I sent a letter to the Camden New Journal this week exposing the bigoted views of local UK Independence Party council candidate Magnus Nielsen. They didn’t see fit to publish it.
Evidently the CNJ doesn’t think it newsworthy that a rabid Islamophobe like Nielsen is standing for local government in a borough with a large Muslim population. At any rate, whereas the Hampstead & Highgate Express ran an article on it, and Nielsen’s obnoxious views even made the national media, the CNJ hasn’t bothered to report the story.
The CNJ did, however, think it appropriate to publish a letter from Nielsen last year claiming that “the logic of ‘affirmative action’ on behalf of the self-styled ‘underprivileged’ is seriously flawed and can only have disastrous consequences for society as a whole”, and that a House of Commons which reflected the diversity of the British electorate would necessarily discriminate against “able-bodied, happily-married, heterosexual, men of Anglo Saxon heritage”.
Letter to Camden New Journal
Would you vote for a political party standing a candidate who declared that “Islam is organised crime under religious camouflage” and that “any Muslim who is not involved in organised crime is not ‘a true believer’, practising Islam as Muhammad commanded”?
If the same individual asserted that “whenever politically-activated Muslims gain power they remove freedom of speech and human rights; they annihilate people”, would you think it acceptable for that person to be elected to local government and given a public platform to promote such views?
Most of us would answer both questions with a resounding “no”.
But someone who proclaims these hateful views is contesting the elections to Camden Council, in a multicultural borough where one in eight of the population is Muslim. His name is Magnus Nielsen and he is the UK Independence Party candidate in West Hampstead.
Nielsen has never made any secret of his opinions. In 2010 the Guardian reported that he had described the Prophet Muhammad as a “criminal psychopath”, “the first cult leader” and “psychiatrically deranged”, and that he had agreed to speak at rallies organised by the far-right English Defence League.
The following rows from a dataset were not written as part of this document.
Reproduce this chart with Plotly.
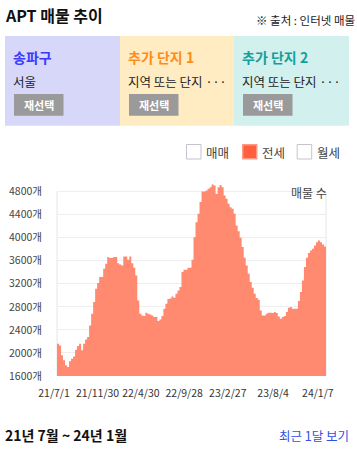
import plotly.graph_objects as go
import pandas as pd

# ---- data ----
start_date = "2021-07-01"
jeonse_counts = [
    2160, 2130, 1958, 1872, 1785, 1756, 1854, 1900, 1940, 2056,
    2120, 2160, 2045, 2160, 2235, 2276, 2478, 2680, 2883, 3114,
    3212, 3316, 3316, 3460, 3547, 3663, 3645, 3645, 3663, 3663,
    3558, 3535, 3518, 3675, 3675, 3616, 3675, 3558, 3478, 3345,
    2911, 2680, 2651, 2640, 2697, 2680, 2669, 2651, 2622, 2622,
    2553, 2582, 2640, 2767, 2854, 2934, 2946, 2981, 2958, 3027,
    3085, 3143, 3402, 3445, 3445, 3478, 3478, 3616, 4009, 4269,
    4413, 4620, 4800, 4800, 4818, 4847, 4876, 4922, 4905, 4755,
    4876, 4915, 4876, 4731, 4673, 4587, 4529, 4500, 4413, 4211,
    4113, 3998, 3836, 3651, 3518, 3374, 3229, 3131, 3027, 2952,
    2923, 2738, 2651, 2651, 2680, 2697, 2697, 2692, 2709, 2692,
    2634, 2594, 2622, 2640, 2709, 2784, 2796, 2767, 2767, 2767,
    2900, 3056, 3258, 3489, 3651, 3732, 3778, 3807, 3865, 3922,
    3951, 3922, 3882, 3847, 3807,
]
dates = pd.date_range(start_date, periods=len(jeonse_counts), freq="7D")

x_tick_dates = ["2021-07-01", "2021-11-30", "2022-04-30", "2022-09-28",
                "2023-02-27", "2023-08-04", "2024-01-07"]
x_tick_labels = ["21/7/1", "21/11/30", "22/4/30", "22/9/28",
                 "23/2/27", "23/8/4", "24/1/7"]
y_tick_vals = [1600, 2000, 2400, 2800, 3200, 3600, 4000, 4400, 4800]
y_tick_labels = [f"{v}개" for v in y_tick_vals]

legend_items = ["매매", "전세", "월세"]
legend_active = [False, True, False]

panel_titles = ["송파구", "추가 단지 1", "추가 단지 2"]
panel_subtitles = ["서울", "지역 또는 단지 ···", "지역 또는 단지 ···"]

FONT = "Noto Sans CJK KR"
AREA = "#ff8a70"

fig = go.Figure()
fig.add_trace(go.Scatter(
    x=dates, y=jeonse_counts, mode="lines", line=dict(width=0, color=AREA, shape="hv"),
    fill="tozeroy", fillcolor=AREA, hoverinfo="skip", showlegend=False,
))

W, H = 357, 449
L, R, T, B = 57, 31, 180, 73

def px(x):  # paper coords helper for layout elements
    return (x - L) / (W - L - R)

def py(y):
    return (H - B - y) / (H - T - B)

shapes = []
annotations = []

def note(x, y, text, size, color, xanchor="left"):
    annotations.append(dict(x=px(x), y=py(y), xref="paper", yref="paper", text=text,
                            showarrow=False, xanchor=xanchor, yanchor="middle",
                            borderpad=0, borderwidth=0,
                            font=dict(family=FONT, size=size, color=color)))

# header
note(5, 15, "<b>APT 매물 추이</b>", 16, "#111")
note(355, 20, "※ 출처 : 인터넷 매물", 11.5, "#222", "right")

# panels
panel_x = [(5, 120), (120, 234), (234, 349)]
panel_bg = ["#d7d7fa", "#ffecc2", "#d2f0ee"]
panel_col = ["#3a3aff", "#ff8c1a", "#12a09a"]
for (x0, x1), bg, col, t, s in zip(panel_x, panel_bg, panel_col, panel_titles, panel_subtitles):
    shapes.append(dict(type="rect", xref="paper", yref="paper", x0=px(x0), x1=px(x1),
                       y0=py(125.7), y1=py(36), fillcolor=bg, line=dict(width=0), layer="below"))
    tx = x0 + 9
    note(tx - 1, 57, f"<b>{t}</b>", 14, col)
    note(tx - 1, 81, s, 12.5, "#222")
    shapes.append(dict(type="rect", xref="paper", yref="paper", x0=px(tx), x1=px(tx + 49.5),
                       y0=py(115.7), y1=py(94), fillcolor="#9a9a9a", line=dict(width=0)))
    note(tx + 24.75, 105, "<b>재선택</b>", 11, "white", "center")

# legend checkboxes
box_x = [186, 242, 296.7]
for bx, lab, act in zip(box_x, legend_items, legend_active):
    if act:
        shapes.append(dict(type="rect", xref="paper", yref="paper", x0=px(bx), x1=px(bx + 15.5),
                           y0=py(159.5), y1=py(144), fillcolor="#ff9a85", line=dict(width=0)))
        shapes.append(dict(type="rect", xref="paper", yref="paper", x0=px(bx + 1.5), x1=px(bx + 14),
                           y0=py(158), y1=py(145.5), fillcolor="#ff5f3f", line=dict(width=0)))
    else:
        shapes.append(dict(type="rect", xref="paper", yref="paper", x0=px(bx + 0.5), x1=px(bx + 15),
                           y0=py(159), y1=py(144.5), fillcolor="white",
                           line=dict(width=1, color="#c4c4cc")))
    note(bx + 20, 152.5, lab, 12.5, "#444")

# chart frame vertical lines
for xe in (0, 1):
    shapes.append(dict(type="line", xref="paper", yref="y", x0=xe, x1=xe, y0=1600, y1=4800,
                       line=dict(color="#e6e6e6", width=1), layer="below"))

note(W - R + 1, 192.5, "매물 수", 12, "#444", "right")

# footer
note(5, 435, "<b>21년 7월 ~ 24년 1월</b>", 14, "#111")
note(349, 435, "최근 1달 보기", 12.5, "#2e4fe8", "right")

fig.update_layout(
    width=W, height=H,
    margin=dict(l=L, r=R, t=T, b=B, pad=0, autoexpand=False),
    paper_bgcolor="white", plot_bgcolor="white",
    font=dict(family=FONT),
    shapes=shapes, annotations=annotations,
    xaxis=dict(
        type="date", range=[dates[0], dates[-1]],
        tickvals=x_tick_dates, ticktext=x_tick_labels, tickangle=0, automargin=False,
        showgrid=False, zeroline=False, showline=False, ticks="",
        ticklabelstandoff=9, ticklabelshift=-3,
        tickfont=dict(family=FONT, size=10.5, color="#333"),
    ),
    yaxis=dict(
        range=[1600, 5000], tickvals=y_tick_vals, ticktext=y_tick_labels, automargin=False,
        showgrid=True, gridcolor="#eeeeee", gridwidth=1, zeroline=False, showline=False,
        ticks="", ticklabelstandoff=14,
        tickfont=dict(family=FONT, size=10.5, color="#444"),
    ),
)

fig.write_html("out.html", config={"displayModeBar": False, "staticPlot": True},
               post_script="document.body.style.margin='0';document.body.style.overflow='hidden';")
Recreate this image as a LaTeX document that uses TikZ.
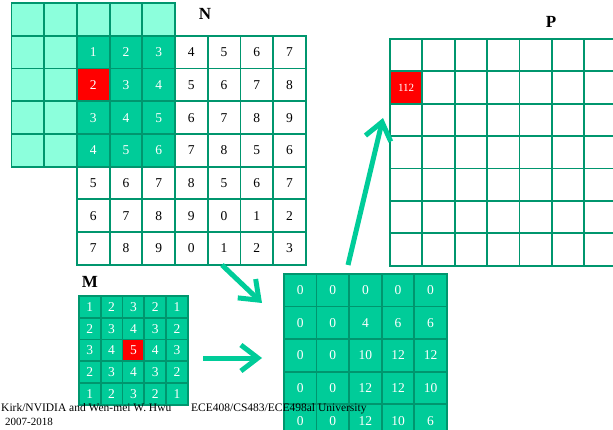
\documentclass[tikz,border=0pt]{standalone}
\usepackage{fontspec}
\setmainfont{Liberation Serif}
\usetikzlibrary{arrows.meta}
\definecolor{lightteal}{RGB}{140,255,220}
\definecolor{tealfill}{RGB}{0,204,153}
\definecolor{edgegreen}{RGB}{0,150,110}
\begin{document}
\begin{tikzpicture}[x=1pt,y=-1pt,
  cellbase/.style={draw=edgegreen, line width=1.8pt, inner sep=0pt, anchor=north west},
  cellN/.style={cellbase, minimum size=32.7pt, font=\fontsize{13.5}{14}\selectfont},
  cellM/.style={cellbase, minimum size=21.8pt, fill=tealfill, text=white, font=\fontsize{13.5}{14}\selectfont},
  cellO/.style={cellbase, minimum size=32.6pt, fill=tealfill, text=white, font=\fontsize{13.5}{14}\selectfont},
  cellP/.style={cellbase, minimum size=32.4pt, fill=white},
  lbl/.style={font=\fontsize{17}{18}\selectfont\bfseries, inner sep=0pt},
  foot/.style={font=\fontsize{11.5}{12}\selectfont, inner sep=0pt},
  bigarrow/.style={draw=tealfill, line width=5pt, -{Straight Barb[length=17pt,width=26pt]}}
]
\useasboundingbox (0,0) rectangle (613,430);
% ghost mask over N
\foreach \r in {-1,...,3}{
  \foreach \c in {-2,...,2}{
    \node[cellN, fill=lightteal] (G\r\c) at ({76+\c*32.7},{35+\r*32.7}) {};
  }}
% N
\foreach \row [count=\r from 0] in {{1,2,3,4,5,6,7},{2,3,4,5,6,7,8},{3,4,5,6,7,8,9},{4,5,6,7,8,5,6},{5,6,7,8,5,6,7},{6,7,8,9,0,1,2},{7,8,9,0,1,2,3}}{
  \foreach \v [count=\c from 0] in \row {
    \def\fc{white}\def\tc{black}
    \ifnum\r<4 \ifnum\c<3 \def\fc{tealfill}\def\tc{white}\fi\fi
    \ifnum\r=1 \ifnum\c=0 \def\fc{red}\fi\fi
    \node[cellN, fill=\fc, text=\tc] (N-\r-\c) at ({76+\c*32.7},{35+\r*32.7}) {\v};
  }}
\node[lbl] (Nlbl) at (205,14) {N};
% P
\foreach \r in {0,...,6}{
  \foreach \c in {0,...,6}{
    \node[cellP] (P-\r-\c) at ({389+\c*32.4},{38+\r*32.4}) {};
  }}
\node[cellP, fill=red, text=white, font=\fontsize{11}{12}\selectfont] (P-1-0) at (389,70.4) {112};
\node[lbl] (Plbl) at (551,22) {P};
% M
\foreach \row [count=\r from 0] in {{1,2,3,2,1},{2,3,4,3,2},{3,4,5,4,3},{2,3,4,3,2},{1,2,3,2,1}}{
  \foreach \v [count=\c from 0] in \row {
    \def\fc{tealfill}
    \ifnum\r=2 \ifnum\c=2 \def\fc{red}\fi\fi
    \node[cellM, fill=\fc] (M-\r-\c) at ({78+\c*21.8},{295+\r*21.8}) {\v};
  }}
\node[lbl] (Mlbl) at (90,282) {M};
% output tile
\foreach \row [count=\r from 0] in {{0,0,0,0,0},{0,0,4,6,6},{0,0,10,12,12},{0,0,12,12,10},{0,0,12,10,6}}{
  \foreach \v [count=\c from 0] in \row {
    \node[cellO] (O-\r-\c) at ({283+\c*32.6},{273+\r*32.6}) {\v};
  }}
% arrows
\coordinate (a1s) at (222,265);
\coordinate (a1e) at (262,303);
\coordinate (a2s) at (203,358);
\coordinate (a2e) at (262,358);
\coordinate (a3s) at (348,265);
\coordinate (a3e) at (383,118);
\draw[bigarrow] (a1s) -- (a1e);
\draw[bigarrow] (a2s) -- (a2e);
\draw[bigarrow] (a3s) -- (a3e);
% footer
\node[foot, anchor=base west] (f1) at (1,411) {Kirk/NVIDIA and Wen-mei W. Hwu};
\node[foot, anchor=base west] (f2) at (191,411) {ECE408/CS483/ECE498al University};
\node[foot, anchor=base west, font=\fontsize{11}{12}\selectfont] (f3) at (5,425) {2007-2018};
\end{tikzpicture}
\end{document}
Nielsen’s Facebook friends include Pamela Geller and Robert Spencer, the two US extremists who were banned from entering the UK to speak at an EDL rally last year, because the home office stated that they were responsible for setting up “anti-Muslim hate-groups”.
Despite this record, Nielsen is a longstanding UKIP activist. He is chairman of UKIP’s Brent & Camden branch, in which capacity he acts as a local spokesman for the party.
He stood for UKIP in the Barnet & Camden constituency in the London Assembly elections of 2000, 2004 and 2008. He was also the party’s parliamentary candidate for Hampstead & Highgate in the 2005 general election and for Hampstead & Kilburn in 2010.
UKIP leader Nigel Farage claims that his party opposes racism and all forms of bigotry. If that is the case, why hasn’t UKIP publicly dissociated itself from Nielsen and withdrawn its endorsement of his candidacy?